Timeline: How the Donald Trump-Kim Jong un summit came together
A look at how the two countries at war for the longest period in recent history agreed to come to the table for June 12 talks:
The upcoming meeting between President Donald Trump and North Korean leader Kim Jong un in Singapore on Tuesday will kick off a potentially lengthy diplomatic process to try to resolve the standoff over Pyongyang’s pursuit of nuclear weapons. A look at how diplomacy took shape this year:
Jan 1: After an unusually provocative 2017 during which North Korea tested a purported thermonuclear warhead and three intercontinental ballistic missiles, Kim tries to initiate diplomacy in his annual New Year’s address. He calls for improved relations and engagement with South Korea, though adds that he has a nuclear button on his desk. Trump responds on Twitter that he has a bigger and more powerful nuclear button, adding “and my Button works!”
Jan 9: North and South Korean officials meet at a border village and agree on North Korea sending athletes and delegates to the Winter Olympics in the South. Hundreds of North Koreans go to the Pyeongchang Games in February, including Kim’s sister, who conveys her brother’s desire for an inter-Korean summit with South Korea’s president.
March 5-6: South Korea’s presidential national security director Chung Eui-yong visits Kim in Pyongyang and reports that Kim is willing to discuss the fate of his nuclear arsenal with the United States.
March 8: South Korean envoys meet Trump in Washington and deliver an invitation from Kim to meet; Trump accepts.
March 27: Kim makes a surprise visit to Beijing for a meeting with Chinese President Xi Jinping in an apparent move to strengthen his leverage ahead of any talks with Trump.
April 18: Trump confirms that Mike Pompeo, then the CIA chief, had met Kim secretly in North Korea and said “a good relationship was formed” heading into the anticipated summit.
April 21: North Korea says it has suspended nuclear and ICBM tests and plans to close its nuclear test site as part of a shift in its national focus to developing its economy. Trump tweets: “This is very good news for North Korea and the World.”
April 27: Kim holds a summit with South Korean President Moon Jae-in.

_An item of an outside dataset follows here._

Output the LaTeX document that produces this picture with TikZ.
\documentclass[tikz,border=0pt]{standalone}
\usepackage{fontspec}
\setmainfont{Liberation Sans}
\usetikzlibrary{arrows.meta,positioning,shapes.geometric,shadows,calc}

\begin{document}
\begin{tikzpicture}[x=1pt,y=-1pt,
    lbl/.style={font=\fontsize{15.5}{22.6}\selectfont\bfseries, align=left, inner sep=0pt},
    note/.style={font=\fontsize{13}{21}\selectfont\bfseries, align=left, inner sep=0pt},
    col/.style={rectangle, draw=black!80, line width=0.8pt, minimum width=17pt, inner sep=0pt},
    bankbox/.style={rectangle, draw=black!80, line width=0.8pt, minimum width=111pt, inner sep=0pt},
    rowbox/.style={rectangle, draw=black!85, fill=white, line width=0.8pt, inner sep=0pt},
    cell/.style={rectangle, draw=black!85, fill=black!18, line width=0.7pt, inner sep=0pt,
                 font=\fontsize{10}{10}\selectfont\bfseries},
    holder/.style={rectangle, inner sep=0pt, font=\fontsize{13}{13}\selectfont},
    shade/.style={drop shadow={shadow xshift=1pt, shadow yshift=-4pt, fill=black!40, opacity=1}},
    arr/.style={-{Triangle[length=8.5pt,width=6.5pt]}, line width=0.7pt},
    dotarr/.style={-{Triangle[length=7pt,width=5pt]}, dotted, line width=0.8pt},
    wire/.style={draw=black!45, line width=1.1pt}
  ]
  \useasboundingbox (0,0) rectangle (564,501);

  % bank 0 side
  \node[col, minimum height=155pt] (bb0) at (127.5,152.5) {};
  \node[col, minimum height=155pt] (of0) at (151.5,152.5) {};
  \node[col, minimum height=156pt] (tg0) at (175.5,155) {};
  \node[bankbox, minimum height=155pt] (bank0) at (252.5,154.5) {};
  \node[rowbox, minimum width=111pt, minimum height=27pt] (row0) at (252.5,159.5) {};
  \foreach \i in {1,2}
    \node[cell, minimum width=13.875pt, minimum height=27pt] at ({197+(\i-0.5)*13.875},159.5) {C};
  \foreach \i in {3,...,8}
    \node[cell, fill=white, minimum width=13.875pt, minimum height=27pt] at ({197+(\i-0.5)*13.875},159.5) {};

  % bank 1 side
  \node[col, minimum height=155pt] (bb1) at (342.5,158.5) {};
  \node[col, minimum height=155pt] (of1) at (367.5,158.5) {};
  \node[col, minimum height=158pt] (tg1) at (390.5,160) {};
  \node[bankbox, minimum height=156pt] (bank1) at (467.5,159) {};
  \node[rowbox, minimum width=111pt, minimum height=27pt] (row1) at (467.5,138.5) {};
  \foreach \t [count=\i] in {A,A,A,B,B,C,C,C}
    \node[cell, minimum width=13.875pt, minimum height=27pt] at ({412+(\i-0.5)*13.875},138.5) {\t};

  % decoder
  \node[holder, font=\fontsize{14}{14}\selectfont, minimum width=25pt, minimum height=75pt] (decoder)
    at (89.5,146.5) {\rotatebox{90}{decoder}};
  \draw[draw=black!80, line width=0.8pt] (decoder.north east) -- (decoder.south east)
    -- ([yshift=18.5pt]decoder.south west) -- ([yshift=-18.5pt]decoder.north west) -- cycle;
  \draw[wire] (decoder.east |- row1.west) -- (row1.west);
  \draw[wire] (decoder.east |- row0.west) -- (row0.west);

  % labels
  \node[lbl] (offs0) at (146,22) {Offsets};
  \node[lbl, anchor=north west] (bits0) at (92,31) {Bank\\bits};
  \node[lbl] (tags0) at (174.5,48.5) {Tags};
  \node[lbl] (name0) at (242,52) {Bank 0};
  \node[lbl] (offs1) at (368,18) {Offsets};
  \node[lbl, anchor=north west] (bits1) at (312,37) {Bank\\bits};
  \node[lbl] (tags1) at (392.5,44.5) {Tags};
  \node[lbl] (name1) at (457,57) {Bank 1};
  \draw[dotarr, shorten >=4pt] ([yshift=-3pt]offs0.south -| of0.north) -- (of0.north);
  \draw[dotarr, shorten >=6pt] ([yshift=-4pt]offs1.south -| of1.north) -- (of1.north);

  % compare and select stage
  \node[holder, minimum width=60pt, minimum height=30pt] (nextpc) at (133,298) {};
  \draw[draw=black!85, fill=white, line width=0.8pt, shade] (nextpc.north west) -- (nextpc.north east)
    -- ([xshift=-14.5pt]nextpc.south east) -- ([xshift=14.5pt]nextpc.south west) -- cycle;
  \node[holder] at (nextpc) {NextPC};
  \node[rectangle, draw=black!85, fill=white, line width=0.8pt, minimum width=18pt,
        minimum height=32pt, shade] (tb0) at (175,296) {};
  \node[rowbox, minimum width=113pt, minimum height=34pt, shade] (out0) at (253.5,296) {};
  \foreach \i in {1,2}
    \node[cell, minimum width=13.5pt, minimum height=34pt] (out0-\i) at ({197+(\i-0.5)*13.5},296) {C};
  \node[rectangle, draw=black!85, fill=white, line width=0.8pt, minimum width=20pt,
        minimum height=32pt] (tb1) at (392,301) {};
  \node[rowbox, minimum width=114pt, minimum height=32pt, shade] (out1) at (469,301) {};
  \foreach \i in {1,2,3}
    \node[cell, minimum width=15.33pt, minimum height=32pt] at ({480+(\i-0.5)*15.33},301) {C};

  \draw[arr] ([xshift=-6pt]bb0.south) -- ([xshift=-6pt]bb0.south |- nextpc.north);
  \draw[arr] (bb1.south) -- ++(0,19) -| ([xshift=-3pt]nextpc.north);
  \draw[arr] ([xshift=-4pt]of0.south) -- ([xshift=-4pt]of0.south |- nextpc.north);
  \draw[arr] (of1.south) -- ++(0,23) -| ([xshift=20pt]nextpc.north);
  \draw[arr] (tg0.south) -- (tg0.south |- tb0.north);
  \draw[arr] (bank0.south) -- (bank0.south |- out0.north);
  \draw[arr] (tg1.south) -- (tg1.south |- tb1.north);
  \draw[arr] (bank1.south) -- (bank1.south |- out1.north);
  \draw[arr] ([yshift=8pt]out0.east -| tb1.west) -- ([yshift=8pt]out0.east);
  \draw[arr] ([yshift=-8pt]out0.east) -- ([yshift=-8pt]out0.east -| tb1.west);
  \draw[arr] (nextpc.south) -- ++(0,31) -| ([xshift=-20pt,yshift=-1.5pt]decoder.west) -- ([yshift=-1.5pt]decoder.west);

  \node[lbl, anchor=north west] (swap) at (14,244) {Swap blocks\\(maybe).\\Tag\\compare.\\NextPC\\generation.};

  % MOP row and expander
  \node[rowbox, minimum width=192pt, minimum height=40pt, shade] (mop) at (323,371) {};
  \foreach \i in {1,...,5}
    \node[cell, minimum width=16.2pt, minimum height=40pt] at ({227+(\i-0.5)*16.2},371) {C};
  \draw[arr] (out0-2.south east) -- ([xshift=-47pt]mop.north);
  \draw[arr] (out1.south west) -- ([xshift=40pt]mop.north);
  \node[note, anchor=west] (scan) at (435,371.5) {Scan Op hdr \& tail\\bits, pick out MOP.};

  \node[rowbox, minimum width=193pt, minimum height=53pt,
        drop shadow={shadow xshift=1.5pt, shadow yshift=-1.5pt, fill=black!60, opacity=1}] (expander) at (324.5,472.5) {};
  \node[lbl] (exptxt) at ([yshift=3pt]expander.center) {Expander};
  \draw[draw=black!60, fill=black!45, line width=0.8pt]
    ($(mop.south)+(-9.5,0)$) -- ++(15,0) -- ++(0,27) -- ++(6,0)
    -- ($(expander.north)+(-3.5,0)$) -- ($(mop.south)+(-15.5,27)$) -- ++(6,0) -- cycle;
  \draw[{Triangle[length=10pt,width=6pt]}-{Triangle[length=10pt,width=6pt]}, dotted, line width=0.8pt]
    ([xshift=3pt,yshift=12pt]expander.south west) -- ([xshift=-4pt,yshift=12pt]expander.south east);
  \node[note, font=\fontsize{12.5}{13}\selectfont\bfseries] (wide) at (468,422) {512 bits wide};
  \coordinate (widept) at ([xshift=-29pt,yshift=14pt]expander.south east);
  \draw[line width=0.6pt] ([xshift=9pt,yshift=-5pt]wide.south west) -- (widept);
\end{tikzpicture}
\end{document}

The leaders announce aspirational goals of a nuclear-free Korean Peninsula and permanent peace.
May 7: Kim meets Xi again in China and calls for stronger strategic cooperation between the traditional allies.
May 9: Pompeo, now US secretary of state, makes another visit to Pyongyang to prepare for the planned Trump-Kim summit. North Korea releases three Americans who had been imprisoned.

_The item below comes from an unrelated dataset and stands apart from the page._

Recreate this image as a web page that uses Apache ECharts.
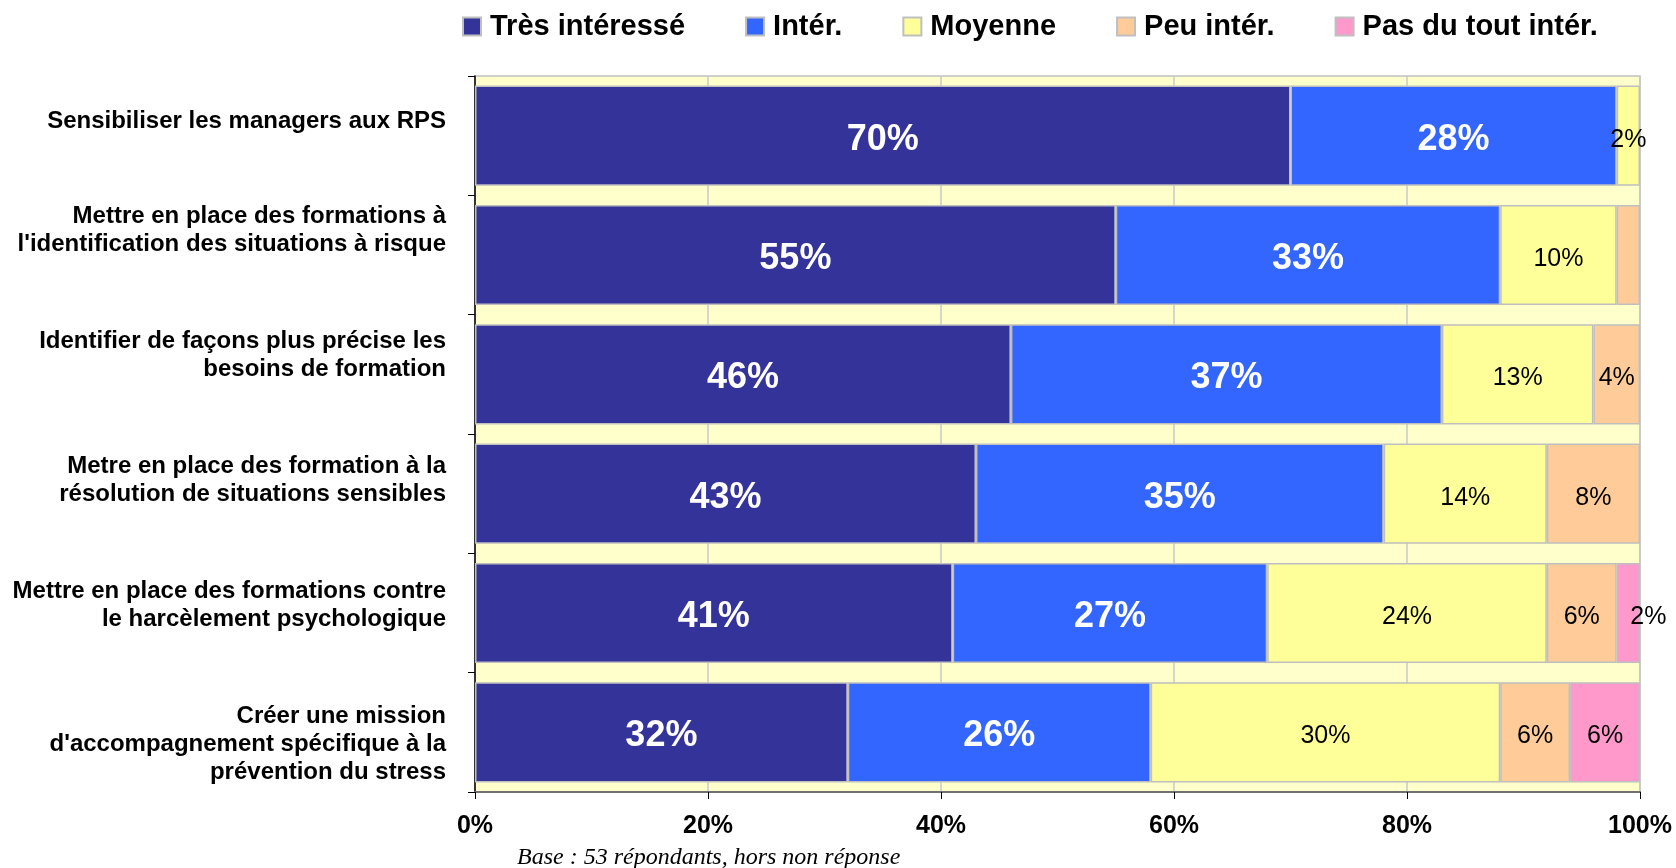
<!DOCTYPE html>
<html>
<head>
<meta charset="utf-8">
<script src="https://cdn.jsdelivr.net/npm/echarts@6/dist/echarts.min.js"></script>
<style>html,body{margin:0;padding:0;background:#fff}#c{width:1676px;height:868px}</style>
</head>
<body>
<div id="c"></div>
<script>
const categories = [
  "Sensibiliser les managers aux RPS",
  "Mettre en place des formations à\nl'identification des situations à risque",
  "Identifier de façons plus précise les\nbesoins de formation",
  "Metre en place des formation à la\nrésolution de situations sensibles",
  "Mettre en place des formations contre\nle harcèlement psychologique",
  "Créer une mission\nd'accompagnement spécifique à la\nprévention du stress"
];
const seriesNames = ["Très intéressé", "Intér.", "Moyenne", "Peu intér.", "Pas du tout intér."];
const tresInteresse = [70, 55, 46, 43, 41, 32];
const interesse     = [28, 33, 37, 35, 27, 26];
const moyenne       = [2, 10, 13, 14, 24, 30];
const peuInteresse  = [0, 2, 4, 8, 6, 6];
const pasDuTout     = [0, 0, 0, 0, 2, 6];
const xTicks = [0, 20, 40, 60, 80, 100];
// labels not shown in the original: [seriesIndex, rowIndex]
const hiddenLabels = [[3, 1]];

const values = [tresInteresse, interesse, moyenne, peuInteresse, pasDuTout];
const colors = ["#333399", "#3366FF", "#FFFF99", "#FFCC99", "#FF99CC"];

// vertical shift of category labels vs. bar centre (style, in px)
const catShift = [-14, -25, -19, -13, -8, 12];
const rich = { t: { fontSize: 24, fontWeight: 'bold', color: '#000', lineHeight: 28, align: 'right' } };
catShift.forEach((d, i) => { rich['s' + i] = { fontSize: 1, lineHeight: Math.abs(d) * 2 }; });

const series = values.map((arr, si) => ({
  name: seriesNames[si],
  type: 'bar',
  stack: 'total',
  barCategoryGap: '16%',
  itemStyle: { color: colors[si], borderColor: '#BFBFBF', borderWidth: 1.5 },
  label: {
    show: true,
    position: 'inside',
    offset: [0, 4],
    formatter: p => p.value + '%',
    color: si < 2 ? '#FFFFFF' : '#000000',
    fontWeight: si < 2 ? 'bold' : 'normal',
    fontSize: si < 2 ? 36 : 25,
    fontFamily: 'Liberation Sans, Arial, sans-serif'
  },
  data: arr.map((v, ri) => {
    const hidden = v === 0 || hiddenLabels.some(h => h[0] === si && h[1] === ri);
    const item = { value: v };
    if (hidden) item.label = { show: false };
    if (si === 4 && ri === 4) item.label = { offset: [20, 4] };
    if (v === 0) item.itemStyle = { borderWidth: 0 };
    return item;
  })
}));

const chart = echarts.init(document.getElementById('c'));
chart.setOption({
  animation: false,
  backgroundColor: '#ffffff',
  textStyle: { fontFamily: 'Liberation Sans, Arial, sans-serif' },
  legend: {
    left: 462,
    top: 12,
    itemWidth: 18,
    itemHeight: 18,
    itemGap: 60,
    padding: 0,
    icon: 'rect',
    itemStyle: { borderColor: '#BFBFBF', borderWidth: 2 },
    textStyle: { fontSize: 29, fontWeight: 'bold', color: '#000', padding: [0, 0, 0, 4] },
    data: seriesNames
  },
  grid: {
    left: 475, right: 36, top: 76, bottom: 76,
    show: true, backgroundColor: '#FFFFCC', borderColor: '#C0C0C0', borderWidth: 1.5
  },
  xAxis: {
    type: 'value',
    min: xTicks[0],
    max: xTicks[xTicks.length - 1],
    interval: xTicks[1] - xTicks[0],
    axisLine: { show: true, lineStyle: { color: '#707070', width: 2 } },
    axisTick: { show: true, length: 7, lineStyle: { color: '#000' } },
    splitLine: { show: true, lineStyle: { color: '#C8C8C8', width: 1.5 } },
    axisLabel: { formatter: '{value}%', fontSize: 25, fontWeight: 'bold', color: '#000', margin: 22 }
  },
  yAxis: {
    type: 'category',
    inverse: true,
    data: categories,
    axisLine: { show: true, lineStyle: { color: '#000', width: 1.5 } },
    axisTick: { show: true, length: 7, lineStyle: { color: '#000' } },
    axisLabel: {
      margin: 29,
      align: 'right',
      rich: rich,
      formatter: (value, idx) => {
        const body = value.split('\n').map(l => '{t|' + l + '}').join('\n');
        const d = catShift[idx];
        if (!d) return body;
        const sp = '{s' + idx + '|\u00a0}';
        return d < 0 ? body + '\n' + sp : sp + '\n' + body;
      }
    }
  },
  graphic: [{
    type: 'text',
    left: 517,
    top: 846,
    style: {
      text: 'Base : 53 répondants, hors non réponse',
      font: 'italic 24px "Liberation Serif", "Times New Roman", serif',
      fill: '#000'
    }
  }],
  series: series
});
</script>
</body>
</html>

May 10: Trump announces he will meet with Kim in Singapore on June 12. He tweets: “We will both try to make it a very special moment for World Peace!”
May 12: North Korea says it will hold a ceremony to dismantle its nuclear test site between May 23-25.
May 16: North Korea abruptly cancels a high-level meeting with the South and threatens to cancel the summit with Trump too in protest over US-South Korean military exercises and US comments that the North should follow the “Libya model” of denuclearisation by eliminating everything upfront. The North says it won’t be unilaterally pressured into abandoning its nukes.
May 22: Trump and Moon meet at the White House to discuss the Trump-Kim talks. The South Korean president says the “fate and the future of the Korean Peninsula hinge” on the meeting in Singapore.
May 24: A senior North Korean diplomat calls US Vice President Mike Pence a “political dummy” for his comments on the North and says it is up to the Americans whether they “meet us at a meeting room or encounter us at (a) nuclear-to-nuclear showdown.” North Korea dismantles its nuclear testing ground in front of foreign journalists, but Trump announces hours later that he’s pulling out of the summit, citing the North’s “tremendous anger and open hostility.”
May 25: North Korea attempts damage control, saying it is still willing to hold talks with the United States “at any time, (in) any format.” Moon calls Trump’s move to cancel the summit “very perplexing” and says Washington and Pyongyang should get the talks back on track.
May 26: Kim and Moon meet at a border village in an effort to revive the summit with Trump. Moon says Kim reaffirmed his commitment to denuclearise their peninsula but also said he was unsure whether he could trust the United States to provide a credible security guarantee in return.
May 30: North Korean envoy Kim Yong Chol, the most senior North Korean official to visit the United States in 18 years, arrives in New York for pre-summit negotiations with Pompeo.
June 1: After meeting Kim Yong Chol at the White House, Trump says his meeting with Kim Jong Un is back on for June 12.
June 5: White House Press Secretary Sarah Huckabee Sanders tweets the Trump-Kim meeting will be held at Singapore’s Capella Hotel.